Do Apples Naturally Produce Wax & Why Are They So Shiny?

Apples, often admired for their glossy appearance, frequently prompt questions about their surface coating. Many consumers wonder if this shine is natural or the result of an applied substance. Understanding the science behind an apple’s surface can provide clarity regarding its protective layers.

The Apple’s Natural Coating

Apples naturally develop a waxy coating as they grow, serving as a protective barrier. This natural wax, often referred to as cuticular wax, is composed of various organic compounds. The apple produces this layer to prevent moisture loss, maintaining its firmness and crispness. This coating also helps to slow down the fruit’s natural degradation process and provides a physical shield against microorganisms and pests. While this natural wax offers protection, its appearance on a fresh-picked apple can be dull or even appear as a whitish bloom, differing from the high shine seen on commercially sold apples.

Why Commercial Apples Have More Shine

Commercially sold apples typically appear much shinier because a food-grade wax is applied after harvesting. Once apples are picked, they undergo a washing and brushing process to remove dirt, leaves, and any residues from the orchard. This cleaning procedure also removes most of the apple’s natural wax, which would otherwise lead to rapid moisture loss and shriveling. To counteract this and extend shelf life, a thin layer of commercial wax is applied.

The applied wax restores the fruit’s protective layer, slowing respiration and moisture loss. It also enhances the apple’s appearance. Common types of waxes used include carnauba wax, derived from the leaves of a Brazilian palm tree, shellac, a resin secreted by the lac bug, and beeswax.

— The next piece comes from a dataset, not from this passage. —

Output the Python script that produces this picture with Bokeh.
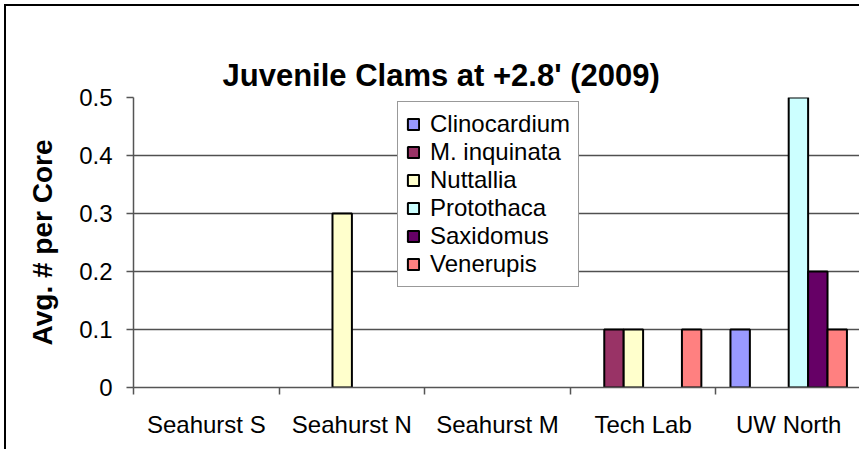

These waxes are applied in very small amounts, often just a few drops per apple, and are certified as food-grade by regulatory bodies like the FDA.

Is Apple Wax Safe and How to Clean Apples?

Both the natural wax produced by apples and the food-grade waxes applied commercially are generally considered safe for consumption. The amount of wax applied to each apple is minimal, and these waxes are indigestible by humans, meaning they pass through the digestive system without being absorbed. Regulatory bodies ensure these coatings meet safety standards for use on food products.

While the waxes are safe to eat, many people prefer to remove them, along with any dirt or potential pesticide residues. A simple and effective method is to wash apples under running water, gently scrubbing the surface with your hands or a soft brush. Using warm water can help to loosen the wax and other residues. For a more thorough cleaning, a diluted solution of vinegar and water or baking soda and water can be used, followed by a rinse under clean running water. Peeling the apple is another way to remove the wax and skin, but it means missing out on beneficial nutrients and fiber found in the peel.